Conor Hayes has lived in Southern California with his family for all his life. His mom is from Alabama, and his dad, while born and raised in the US, claims some Irish Heritage from his grandfather (COnor’s Great Grandfather). Conor is currently a student at the University of Southern California.
“Okay, so, I switched schools in fifth grade, and came to this new school called Carden Hall which looks exactly as it sounds: I foirst showed up and I thought I showed up to, like, a Victorian Jail. So I show up there, and to integrate a little better I go to summer school there. And Summer school was, like, well there was this sports camp involved and sports camp was mainly based on this huge grass field that was the centerpiece of the, like, free space of the school. SO you know whenever you’d have recess you’d just, like, roll around on the grass or whatever. Uhh, and the school was at the edge of this huge tract of empty land, and to this day I don’t really know why that land was empty it was like a prime parsel of land in Newport Beach and it extended al the way down to like the beach, but I dunno it was like heavily overgrown and very strange, in retrospect. So that, like, bordered the western edge of this enormous grassy area, and there was a fence, and lots of trees growing, like, along and through that fence. SO you were, like, not really supposed to be over by the fence. Like they’d kind of… the two coaches that were looking after you whenever there was recess or whenever there was PE, they kind of like, pushed you away from the fence whenever you went over there, but um, there was this one spot in the corner that nobody really went to, because everyone was sort of creeped out by it. There was like three trees all clustered arund each other, and the fence was all gnarly and rusted. And the kids would talk about ‘oh there’s a coyote that lives there’ or some kind of like, bad animal, but generally there was just kind of bad stories about it. Um, and, I don’t know who came up with the name, but the name for it was deepest darkest. And so there was like this wild patch in the corner of our school playground that nobody really went to. And it got to the point where it was incorporated so much into the school that, you know, the coaches would tell you ‘to warm up for PE, kids, you got to… run to the corner of deepest darkest and back.’ And like you’d run, and touch the wall like 20 feet away from it because nobody really wanted to go too near it. One of the stories was coyotes, one of the stories was, like, people were creeped out that there was, like, a person that could sneak in there and get you, that there was like a bad guy. And it was just kind of like this, this schoolwide thing, and people just knew not to go into deepest darkest.”

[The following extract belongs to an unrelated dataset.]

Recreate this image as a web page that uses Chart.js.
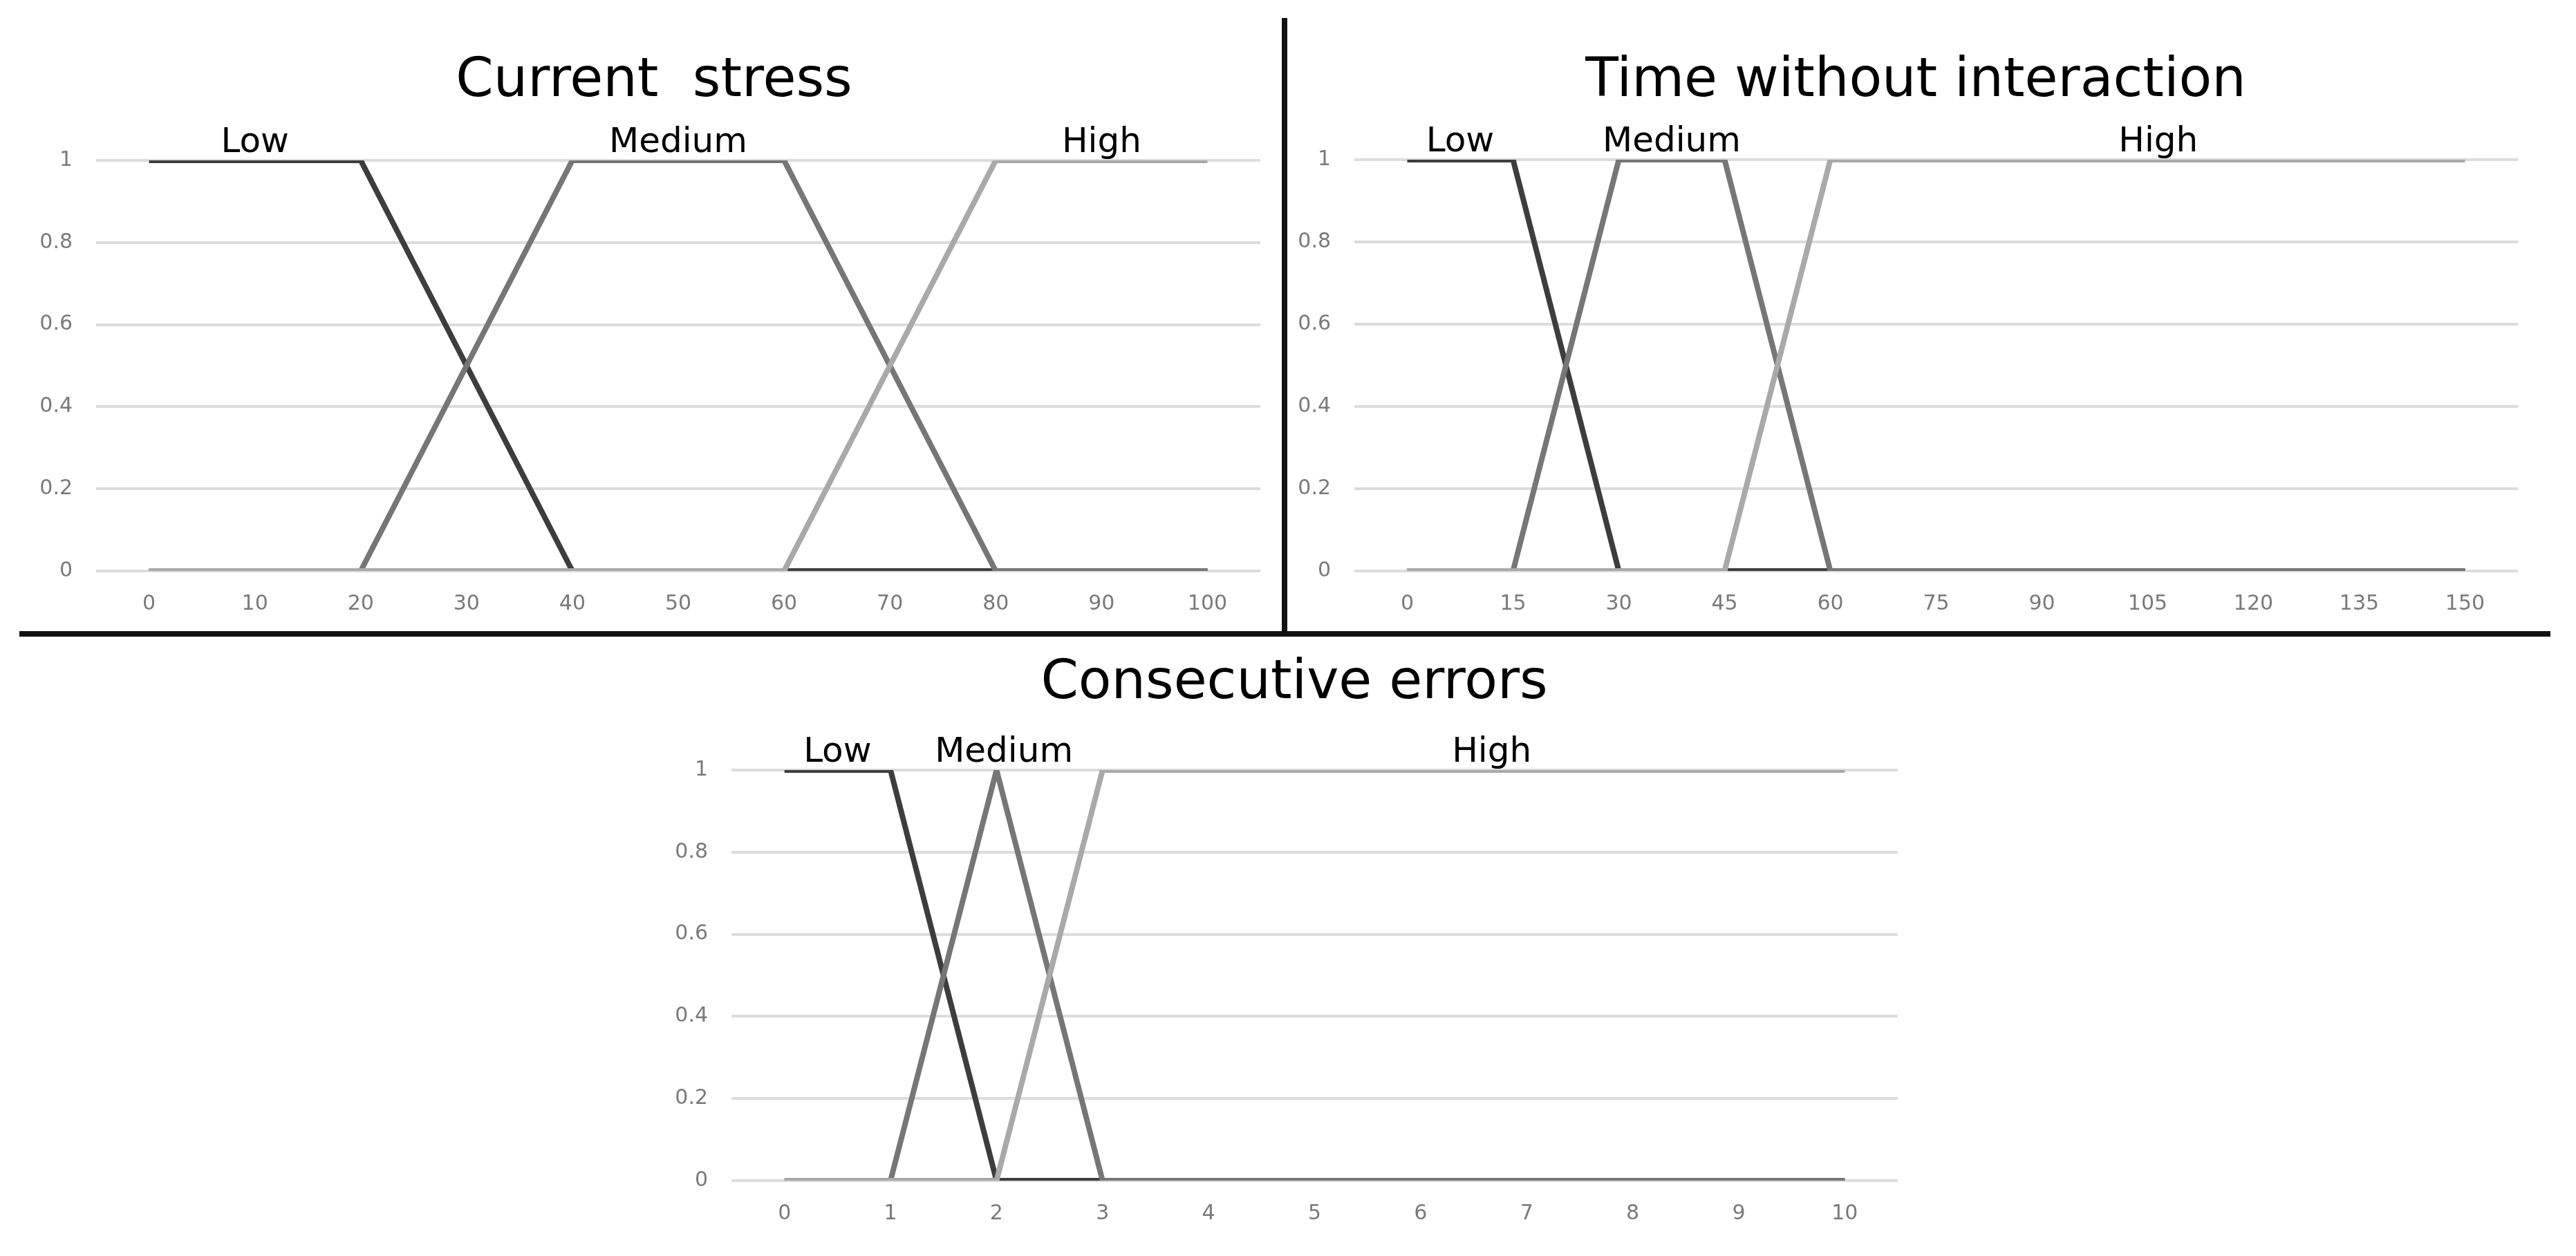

Informant’s Background Knowledge and Relationship with this Piece:
Deepest Darkest, as Conor calls it, is a place or a thing from his childhood and represents what was clearly a mystery and a concern to the students of his school. He said that many students made plans to venture into Deepest Darkest and explore it before they graduate, though apparently few go through with it.
Thoughts About the Piece:
Conor was in fifth grade when he learned about Deepest Darkest, and it seems to me like all the fuss and concern was just spread from student to student, without any of them really knowing what they were scared about.